The Proposed Regulations, however, conspicuously eliminate the standard of actual knowledge of the attorney. In fact, in using a bare reasonableness standard, the Proposed Regulations eliminate from the analysis whether or not the subject attorney actually believed any wrongdoing had taken place and replaces that judgment, for good or ill, with the later judgment of an SEC case officer. The chilling effect on counsel's loyalty does not escape my attention and is likely to precipitate suspicion and apprehension between lawyers and clients.

The language in the preambulatory discussion to the Proposed Regulations claiming that the rule is "not intended to impose upon an attorney . . . a duty to investigate evidence of a material violation or to determine whether in fact there is a material violation" is belied by the consistent invocation of the bare standard of reasonableness throughout the Proposed Regulations. The preamble so much as acknowledges this in the next line, noting that "[o]f course, nothing in the proposed rule is intended to discourage any such inquiry." In point of fact, it can be safely observed, the SEC seeks precisely such an inquiry by counsel through the imposition of the rule.

By imposing such a standard, therefore, the SEC proposes to create an entire new class of attorney liability arising retroactively out of a duty to someone other than the client. The attempts in the preamble either to deny such a result by rhetorical fiat or to moderate the result by arrogating to the Executive Branch the legislative authority to simply "immunize" attorneys who abide by the rule from liability to their clients are without effect.

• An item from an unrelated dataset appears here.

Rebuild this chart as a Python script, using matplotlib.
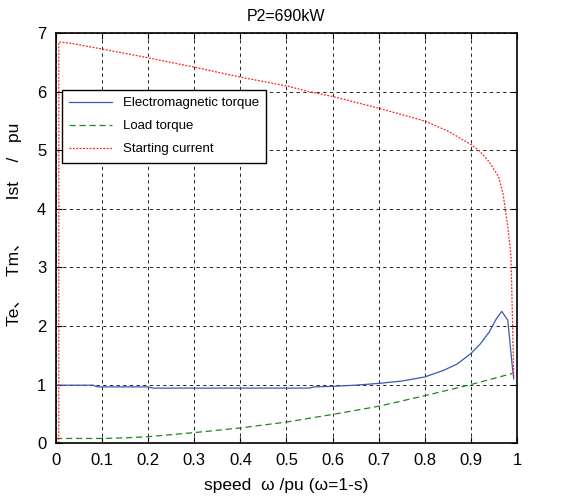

Rather, insofar as there needs to be a rule, the attorneys within its ambit ought be able to know in advance both that they are within its ambit and that they will not be subject to second guessing later. Adoption of an "actual knowledge" standard is both necessary and functional in this setting, and will allow the new risks arising from the rule to be measured and meaningfully transferred.

Edward Greene's 1982 injunction that "[T]he Commission, as a matter of policy, generally refrains from using its administrative forum to conduct de novo determinations of the professional obligations of attorneys" might be well heeded today. The Commission, in attempting to craft a swift solution to a pervasive problem, is wielding a large, dull blade on a delicate organ of federalism and legal relationships which are the product of hundreds of years of evolution and well-considered juridical balance.

The new legal liabilities which the Proposed Regulations create will be precipitated not only by the direct costs of enforcement, but also by the indirect costs associated with the divided loyalties of counsel, the litigation costs associated with attorneys having to choose their plaintiff (the employer/client or the SEC), and the general costs of lost business opportunities resulting from decisions not made or wrongly made in deference to attorneys acting to protect themselves from SEC enforcement review of decisions made months or years before the review and in vastly different circumstances. It is the insurance industry which will be asked to redistribute these costs and, in many cases, will not be able to because of the tension created by the demand for division of loyalties incorporated in the Proposed Regulations. The economic effect of non-resdistributed risk on corporate shareholders and investors needs no further explanation to the SEC.